Kemarin, dari Surabaya Khofifah menyatakan optimismenya Jatim bisa melewati masa darurat Covid-19. Pada Senin (13/7), pasien sembuh di Jatim mencapai mencapai 268 orang. Kemudian pada Ahad, pasien sembuh di Jatim mencapai 207 orang, Sabtu 318 orang, Jumat 234 orang dan Kamis 263 orang. Secara kumulatif, pasien positif Covid-19 yang dinyatakan sembuh di Jatim mencapai 6.858 orang atau setara 40,67 persen.
Khofifah optimistis, tingginya angka kesembuhan pasien Covid-19 tersebut bisa membawa Jatim melalui masa darurat pandemi Covid-19. Menurutnya, kesembuhan yang terus meningkat menjadi bukti bahwa inovasi- inovasi dalam perawatan pasien Covid-19 cukup efektif dalam mengatasi pandemi ini.
Di antaranya, one gate referral system, pembuatan pedoman perawatan terpadu, pemisahan pasien ringan dengan sedang berat, penggunaan plasma convalesent maupun karantina terpusat di RS Darurat Indrapura. Prinsipnya, kata dia, adalah cepat evakuasi, cepat melayani, sehingga hasilnya adalah cepat sembuh.
"Meskipun recovery rate di Jatim terus meningkat, namun kedisiplinan masyarakat dalam menjalankan protokol kesehatan harus tetap dijaga. Masyarakat harus tetap menggunakan masker, menjaga jarak, dan mencuci tangan dengan air mengalir dan sabun,” ujar Khofifah.

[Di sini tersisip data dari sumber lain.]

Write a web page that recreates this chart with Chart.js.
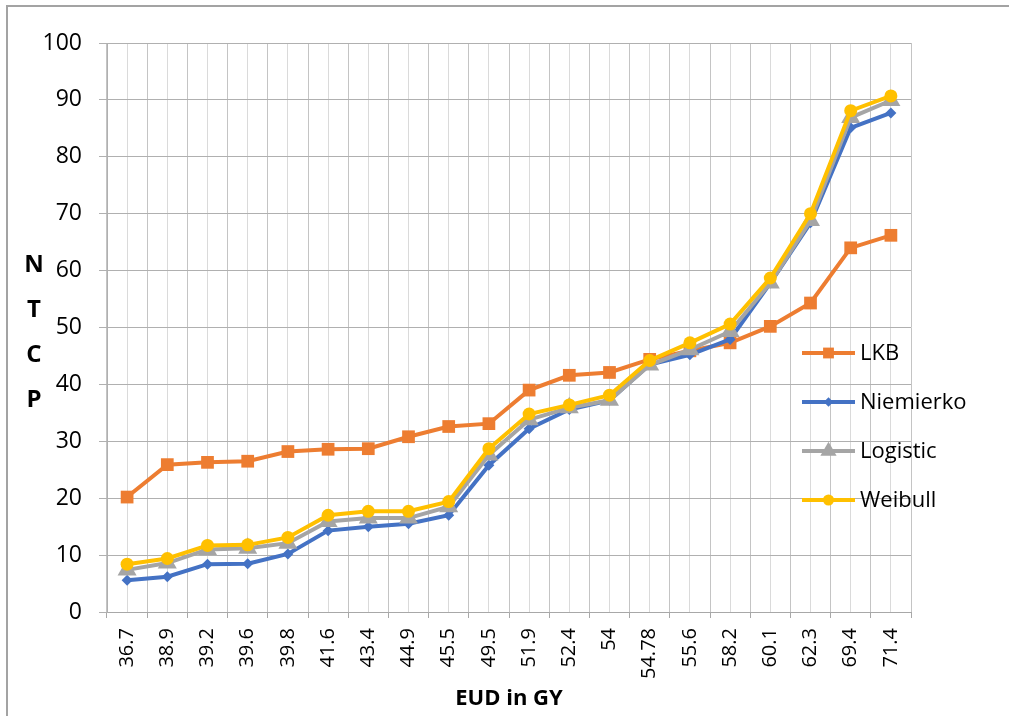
<!DOCTYPE html>
<html>
<head>
<meta charset="utf-8">
<script src="https://cdn.jsdelivr.net/npm/chart.js@4/dist/chart.umd.min.js"></script>
<style>
  html, body { margin: 0; padding: 0; background: #fff; }
  #wrap { position: relative; width: 1009px; height: 716px; overflow: hidden; }
  #frame { position: absolute; left: 6px; top: 5px; width: 1100px; height: 800px; border: 2px solid #a3a3a3; }
  canvas { position: absolute; left: 0; top: 0; }
</style>
</head>
<body>
<div id="wrap">
  <div id="frame"></div>
  <canvas id="c" width="1009" height="716"></canvas>
</div>
<script>
// EUD values (Gy) on the category axis
const eudLabels = ['36.7','38.9','39.2','39.6','39.8','41.6','43.4','44.9','45.5','49.5',
                   '51.9','52.4','54','54.78','55.6','58.2','60.1','62.3','69.4','71.4'];

// NTCP (%) per model
const lkb       = [20.2, 25.9, 26.3, 26.5, 28.2, 28.6, 28.7, 30.8, 32.6, 33.1,
                   39.0, 41.6, 42.1, 44.4, 45.9, 47.3, 50.2, 54.3, 64.0, 66.2];
const niemierko = [5.6, 6.2, 8.4, 8.5, 10.2, 14.3, 15.0, 15.5, 17.0, 25.8,
                   32.2, 35.6, 37.2, 43.5, 45.2, 47.9, 57.8, 68.4, 85.1, 87.7];
const logistic  = [7.4, 8.6, 11.0, 11.2, 12.1, 15.9, 16.5, 16.5, 18.5, 27.6,
                   33.8, 35.9, 37.2, 43.4, 46.1, 49.3, 57.8, 68.8, 86.9, 89.9];
const weibull   = [8.4, 9.4, 11.7, 11.8, 13.1, 17.0, 17.7, 17.7, 19.4, 28.7,
                   34.8, 36.4, 38.1, 44.2, 47.3, 50.6, 58.7, 70.0, 88.1, 90.7];

// y axis range and step
const yMin = 0, yMax = 100, yStep = 10;

// vertical axis title, one letter per line
const sideTitle = ['N', 'T', 'C', 'P'];
const xTitle = 'EUD in GY';

const FONT = '"Open Sans", "Noto Sans", sans-serif';

function drawMarker(ctx, style, x, y, r, color) {
  ctx.fillStyle = color;
  ctx.beginPath();
  if (style === 'rect') {
    const s = Math.SQRT1_2 * r;
    ctx.rect(x - s, y - s, 2 * s, 2 * s);
  } else if (style === 'rectRot') {
    ctx.moveTo(x, y - r); ctx.lineTo(x + r, y); ctx.lineTo(x, y + r); ctx.lineTo(x - r, y);
    ctx.closePath();
  } else if (style === 'triangle') {
    let a = 0;
    ctx.moveTo(x + Math.sin(a) * r, y - Math.cos(a) * r);
    a += 2 * Math.PI / 3;
    ctx.lineTo(x + Math.sin(a) * r, y - Math.cos(a) * r);
    a += 2 * Math.PI / 3;
    ctx.lineTo(x + Math.sin(a) * r, y - Math.cos(a) * r);
    ctx.closePath();
  } else {
    ctx.arc(x, y, r, 0, Math.PI * 2);
  }
  ctx.fill();
}

// stacked y title and the legend that sits over the right part of the plot
const overlay = {
  id: 'overlay',
  afterDraw(chart) {
    const ctx = chart.ctx;
    ctx.save();
    ctx.fillStyle = '#000';
    ctx.textAlign = 'center';
    ctx.textBaseline = 'middle';
    ctx.font = 'bold 24px ' + FONT;
    sideTitle.forEach((ch, i) => ctx.fillText(ch, 34, 265 + i * 45));

    chart.data.datasets.forEach((ds, i) => {
      const y = 353 + i * 49;
      ctx.strokeStyle = ds.borderColor;
      ctx.lineWidth = ds.borderWidth;
      ctx.beginPath();
      ctx.moveTo(802, y);
      ctx.lineTo(855, y);
      ctx.stroke();
      drawMarker(ctx, ds.pointStyle, 828.5, y, ds.pointRadius * 0.85, ds.pointBackgroundColor);
      ctx.fillStyle = '#000';
      ctx.textAlign = 'left';
      ctx.font = '22px ' + FONT;
      ctx.fillText(ds.label, 860, y + 1);
    });
    ctx.restore();
  }
};

function series(label, data, color, style, radius, order) {
  return {
    label, data, order,
    borderColor: color, backgroundColor: color,
    pointBackgroundColor: color, pointBorderColor: color,
    pointStyle: style, pointRadius: radius, pointBorderWidth: 0,
    borderWidth: 4, tension: 0, fill: false
  };
}

new Chart(document.getElementById('c'), {
  type: 'line',
  data: {
    labels: eudLabels,
    datasets: [
      series('LKB', lkb, '#ED7D31', 'rect', 9, 4),
      series('Niemierko', niemierko, '#4472C4', 'rectRot', 5.5, 3),
      series('Logistic', logistic, '#A5A5A5', 'triangle', 11, 2),
      series('Weibull', weibull, '#FFC000', 'circle', 6.5, 1)
    ]
  },
  options: {
    responsive: false,
    animation: false,
    devicePixelRatio: 1,
    layout: { padding: { top: 43, right: 98, left: 0, bottom: 0 } },
    plugins: { legend: { display: false }, tooltip: { enabled: false } },
    scales: {
      x: {
        type: 'category',
        position: 'bottom',
        offset: true,
        grid: { offset: true, color: '#c4c4c4', tickColor: '#a8a8a8', tickLength: 6, lineWidth: 1 },
        border: { color: '#a8a8a8' },
        ticks: {
          autoSkip: false, minRotation: 90, maxRotation: 90, padding: 10,
          color: '#000', font: { family: FONT, size: 20 }
        },
        title: {
          display: true, text: xTitle, color: '#000',
          font: { family: FONT, size: 22, weight: 'bold' }, padding: { top: 4, bottom: 4 }
        },
        afterFit(s) { s.height = 104; }
      },
      xMinor: {
        type: 'category',
        position: 'top',
        offset: true,
        grid: { offset: false, color: '#dadada', drawTicks: false, lineWidth: 1 },
        border: { display: false },
        ticks: { display: false },
        afterFit(s) { s.height = 0; }
      },
      y: {
        min: yMin, max: yMax,
        ticks: { stepSize: yStep, padding: 17, color: '#000', font: { family: FONT, size: 23 } },
        grid: { color: '#b0b0b0', tickLength: 8, lineWidth: 1 },
        border: { color: '#b0b0b0' },
        afterFit(s) { s.width = 107; }
      }
    }
  },
  plugins: [overlay]
});
</script>
</body>
</html>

Ketua Umum Palang Merah Indonesia (PMI) Jusuf Kalla mengingatkan jika tidak ada upaya maksimal mengendalikan penyebaran virus Covid-19, maka angka positif Covid-19 di Indonesia akan terus bertambah. JK mengatakan, penyebaran virus Covid-19 yang seperti deret ukur, akan dengan cepat menularkan ke orang lain.
Ia mencontohkan, hanya butuh dua bulan sejak kasus pertama diumumkan pada Maret untuk mencapai angka 10 ribu orang. Karena itu, jika tidak dilakukan upaya tepat maka jumlah orang terinfeksi akan terus bertambah.
"Sekarang hanya butuh waktu 7 hari untuk kita bertambah lagi 10 ribu. Karena itu saya perkirakan akhir Juli ini akan mencapai angka 100 ribu dan pada tanggal 17 agustus jumlah penderita Covid di Indonesia akan mencapai 120 ribu kalau tidak ada intervensi yang keras dari kita," kata JK.
JK menilai salah satu cara paling efektif mengendalikan kasus adalah dengan mengurangi pergerakan orang. Sebab, selama ada kerumunan maka potensi penularan tetap akan terjadi, apalagi tanpa disertai disiplin protokol kesehatan.
"Saya kira tidak ada cara yang paling efektif membendung wabah ini selain mengurangi pergerakan orang. Mengenai caranya terserah pemerintah," kata Wakil Presiden ke-10 dan ke-12 itu.